Apologies.. took it for a goat, but now indeed read it was a sheep. I do like sheep.. just lambs, not mutton.  Besides cattle we have pilsener, and unlike cattle... pilsener does cloud the mind.
 
(Btw I had wonderful freshly smoked Pastrame in Romania.. salted, smoked sheep.. sliced in ultra thin "scraps".. works great with just about everything)
 
I'm afraid I can't change that anymore. Maybe an admin can help us out. (I didn't know that, thought it was the proper word for livestock).
 
 livestock, Or walking meat. lol  I have cut my food cost so much and it's so much better then store bought!!  I want cows but only have a small farm and no where to put a whole cow after butchering one.. LOL 
 
 
 
 
 
Have you thought about having some friends/neighbours taking a fourth of the cow?   Also lots of kill/ butcher places will take1/4th of your cow and give you 3/4 for there service.  
 
"head" = 1


oic, sounded like it was the name for a collection/grouping of cattle ...
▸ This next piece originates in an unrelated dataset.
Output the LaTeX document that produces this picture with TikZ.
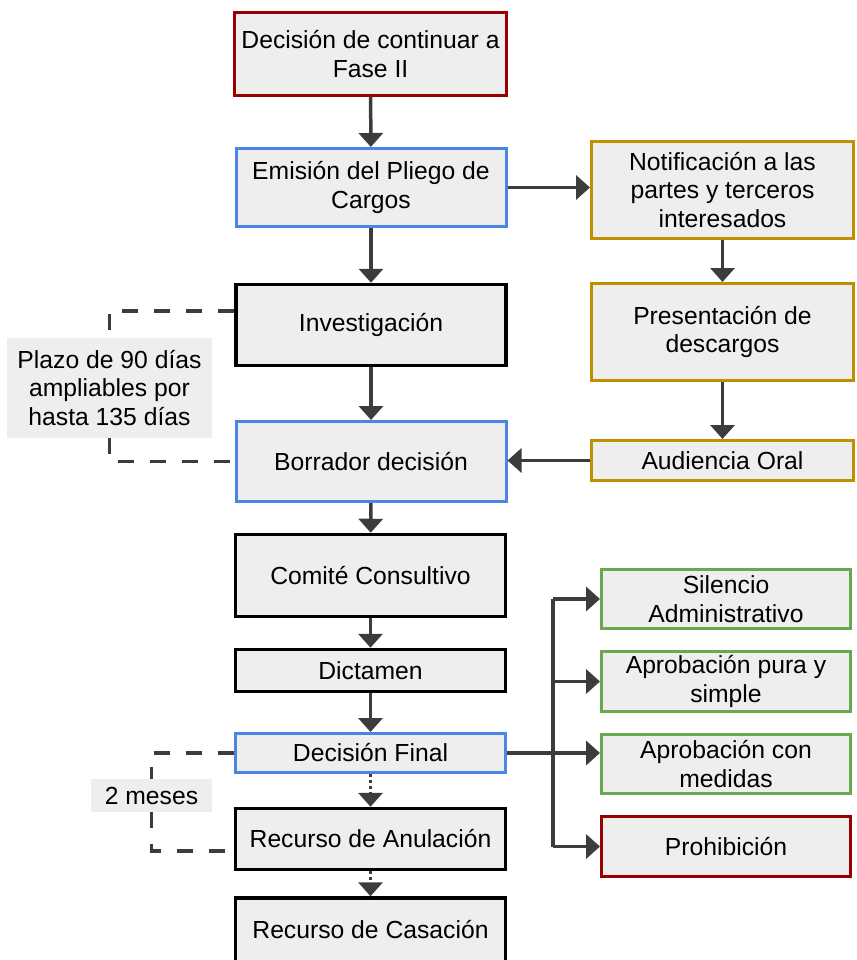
\documentclass[tikz,border=0pt]{standalone}
\usepackage{fontspec}
\setmainfont{Liberation Sans}
\usetikzlibrary{arrows.meta,calc}
\definecolor{boxfill}{HTML}{EEEEEE}
\definecolor{linkgray}{HTML}{3C3C3C}
\definecolor{redline}{HTML}{990000}
\definecolor{blueline}{HTML}{4A86E8}
\definecolor{goldline}{HTML}{BF9000}
\definecolor{greenline}{HTML}{6AA84F}
\begin{document}
\begin{tikzpicture}[x=1pt,y=-1pt,
  basebox/.style={draw, fill=boxfill, line width=3pt, inner sep=2pt, align=center,
    font=\fontsize{24.7}{28.4}\selectfont, text=black},
  redbox/.style={basebox, draw=redline},
  bluebox/.style={basebox, draw=blueline},
  blackbox/.style={basebox, draw=black, line width=3.5pt},
  goldbox/.style={basebox, draw=goldline},
  greenbox/.style={basebox, draw=greenline},
  notebox/.style={fill=boxfill, inner sep=2pt, align=center,
    font=\fontsize{24.7}{28.4}\selectfont, text=black},
  arr/.style={draw=linkgray, line width=3.5pt, -{Triangle[width=24pt,length=14pt]}},
  dotarr/.style={arr, dash pattern=on 3pt off 3pt},
  plainlink/.style={draw=linkgray, line width=3.5pt},
  dashlink/.style={draw=linkgray, line width=3.5pt, dash pattern=on 16pt off 16pt},
]
\useasboundingbox (0,0) rectangle (856,960);

% main column
\node[redbox,   minimum width=272, minimum height=83] (d1)  at (370.5,54)    {Decisión de continuar a\\Fase II};
\node[bluebox,  minimum width=270, minimum height=78] (emi) at (371,187.5)   {Emisión del Pliego de\\Cargos};
\node[blackbox, minimum width=270, minimum height=81] (inv) at (371,325)     {Investigación};
\node[bluebox,  minimum width=270, minimum height=80] (bor) at (371,461.5)   {Borrador decisión};
\node[blackbox, minimum width=270, minimum height=82] (com) at (370.5,575.5) {Comité Consultivo};
\node[blackbox, minimum width=270, minimum height=42] (dic) at (370.5,670.5) {Dictamen};
\node[bluebox,  minimum width=270, minimum height=39] (dfin) at (370.5,753) {Decisión Final};
\node[blackbox, minimum width=270, minimum height=61] (anu) at (370.5,839)  {Recurso de Anulación};
\node[blackbox, minimum width=270, minimum height=64] (cas) at (370.5,930)  {Recurso de Casación};

% right column
\node[goldbox, minimum width=262, minimum height=97] (not) at (722.5,190)  {Notificación a las\\partes y terceros\\interesados};
\node[goldbox, minimum width=262, minimum height=97] (pre) at (722.5,332)  {Presentación de\\descargos};
\node[goldbox, minimum width=262, minimum height=40] (aud) at (722.5,460.5) {Audiencia Oral};

% outcomes
\node[greenbox, minimum width=249, minimum height=59] (sil) at (726,599)   {Silencio\\Administrativo};
\node[greenbox, minimum width=249, minimum height=60] (apu) at (726,681.5) {Aprobación pura y\\simple};
\node[greenbox, minimum width=249, minimum height=59] (acm) at (726,764)   {Aprobación con\\medidas};
\node[redbox,   minimum width=249, minimum height=60] (pro) at (726,846.5) {Prohibición};

% time limits
\node[notebox, minimum width=205, minimum height=100] (plazo) at (109.5,388) {Plazo de 90 días\\ampliables por\\hasta 135 días};
\node[notebox, minimum width=121, minimum height=33] (meses) at (151.5,795.5) {2 meses};

% main flow
\draw[arr] (d1) -- (emi);
\draw[arr] (emi) -- (inv);
\draw[arr] (inv) -- (bor);
\draw[arr] (bor) -- (com);
\draw[arr] (com) -- (dic);
\draw[arr] (dic) -- (dfin);
\draw[dotarr] (dfin) -- (anu);
\draw[dotarr] (anu) -- (cas);

% side procedure
\draw[arr] (emi.east) -- (emi.east -| not.west);
\draw[arr] (not) -- (pre);
\draw[arr] (pre) -- (aud);
\draw[arr] (aud.west) -- (aud.west -| bor.east);

% outcome branches
\coordinate (fork) at (553,753);
\draw[plainlink] (dfin.east) -- (fork);
\draw[plainlink] (fork |- sil.west) -- (fork |- pro.west);
\draw[arr] (fork |- sil.west) -- (sil.west);
\draw[arr] (fork |- apu.west) -- (apu.west);
\draw[arr] (fork) -- (fork -| acm.west);
\draw[arr] (fork |- pro.west) -- (pro.west);

% duration brackets
\draw[dashlink] ([yshift=14pt]inv.west) -| (plazo.north);
\draw[dashlink] (plazo.south) |- (bor.west);
\draw[dashlink] (dfin.west) -| (meses.north);
\draw[dashlink] (meses.south) |- ([yshift=-12pt]anu.west);
\end{tikzpicture}
\end{document}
my 4H experience was writing speeches re OJ, so ...
 
sicman said:
 
 
 
 
Have you thought about having some friends/neighbours taking a fourth of the cow?   Also lots of kill/ butcher places will take3/4th of your cow and give you a quarter for there service.  
 
Yeah I have and have been thinking of it, a friend and I have been thinking about that and he will be growing some more pigs out this winter for us too. :) 
 
Drop the cow, I think livestock should never grow up alone. People tend to get attached to them far more easily, especially children. If you like pork, try getting your hands on some piétrains or gasconne piglets (if they have them in the US). Those are relatively small breds with premium quality meat. And were cows need to graze, you can put a pig in a pen. If you have 2-4 you have plenty to give a way.

For food, go to your local bakeries, vegetables and fruit sellers and get their left overs for free or atleast very cheap. Important; do not feed dairy products or lots of refined sugars on a Daily basis.. this will give bad fat, really downgrading the good cuts of pork.